4. Pay the SEVIS I-901 fee
This is a separate fee that student visa applicants are required to pay. You can pay the fee online by logging on to www.fmjfee.com. Be sure to input your name exactly as it appears on the DS-2019 form. Print the receipt and make sure to bring it with you to your visa interview. Make copies of the receipt and keep it with your other important immigration documents.

5. Make a visa appointment at the U.S. Embassy
Your next step is to schedule an appointment for your visa interview at the U.S. Embassy in Dublin. Schedule the appointment as early as possible as the wait time for a visa varies, but is always longer during the months of June, July and August. Book your appointment by logging on to the website of the U.S. Department of State Visa Appointment Service @ https://ais.usvisa-info.com/en-ie/niv.

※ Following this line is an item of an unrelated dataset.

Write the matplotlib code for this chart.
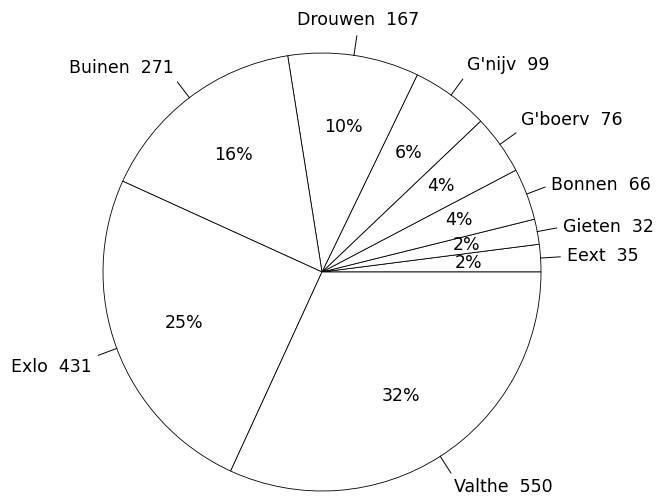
import numpy as np
import matplotlib
matplotlib.use('Agg')
import matplotlib.pyplot as plt

plt.rcParams['font.family'] = ['DejaVu Sans']

# villages and counts, counter-clockwise from east
villages = ["Eext", "Gieten", "Bonnen", "G'boerv", "G'nijv", "Drouwen", "Buinen", "Exlo", "Valthe"]
counts = [35, 32, 66, 76, 99, 167, 271, 431, 550]

fig = plt.figure(figsize=(6.59, 4.96), dpi=100)
ax = fig.add_axes([0, 0, 1, 1])

cx, cy, r = 322, 224, 219

wedges, texts, autotexts = ax.pie(
    counts, center=(cx, cy), radius=r, startangle=0, counterclock=True,
    colors=['white'] * len(counts),
    wedgeprops=dict(edgecolor='black', linewidth=0.6),
    autopct=lambda p: '%d%%' % round(p), pctdistance=0.67,
    textprops=dict(fontsize=12.5),
)

ax.set_xlim(0, 659)
ax.set_ylim(0, 496)
ax.set_aspect('equal')
ax.axis('off')

total = sum(counts)
cum = np.cumsum([0] + counts)
for i, name in enumerate(villages):
    mid = np.deg2rad((cum[i] + counts[i] / 2) / total * 360)
    c, s = np.cos(mid), np.sin(mid)
    ax.plot([cx + r * c, cx + 1.09 * r * c], [cy + r * s, cy + 1.09 * r * s],
            color='black', linewidth=0.7)
    ha = 'left' if c > 0.3 else ('right' if c < -0.3 else 'center')
    va = 'bottom' if s > 0.5 else ('top' if s < -0.3 else 'center')
    ax.text(cx + 1.12 * r * c, cy + 1.12 * r * s, f"{name}  {counts[i]}",
            ha=ha, va=va, fontsize=12.5)

fig.savefig('out.png', dpi=100)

6. Prepare and bring the following to your visa interview

  •  A passport valid for at least six months
  •  Form DS-2019 (be sure to sign your name and date it)
  •  Host university Offer letter
  •  Completed visa application forms (a printed DS-160 confirmation notice)
  •  Two 2” x 2” photographs in the prescribed format (https://travel.state.gov/content/visas/en/general/photos.html)
  •  A receipt of the paid SEVIS 1-901 fee
  •  Financial evidence (bank statement) that shows you have sufficient funds to cover your living expenses during the period of your study
  •  Confirmation letter from your Exchange coordinator at UL stating you will be returning to UL after your exchange programme to complete your studies and graduate

7. Remain calm and answer all of the Visa Officer’s questions openly and honestly
Make sure you explain your goal, field and level of study, duration and future plans such as career aspirations.

8. Plan your arrival
Keep in mind, you will not be allowed enter the country more than 30 days before the start of your programme if you are an initial entry student. Returning students do not have this requirement. Plan to arrive before the mandatory orientation programme, which generally begins the week before classes begin.
Make two sets of copies of your immigration documents – leave one with your family and one in your luggage. Always carry your original DS-2019 form, offer letter and passport with you, and not in your luggage!

9. As you arrive at your port of entry
Proceed to the terminal area for arriving passengers. Present the following documents:

  •  Passport
  •  Form DS-2019
  •  Customs Declaration Form CF-6059 (The Customs and Declaration Form should reflect the address where you will reside – generally handed out on the plane)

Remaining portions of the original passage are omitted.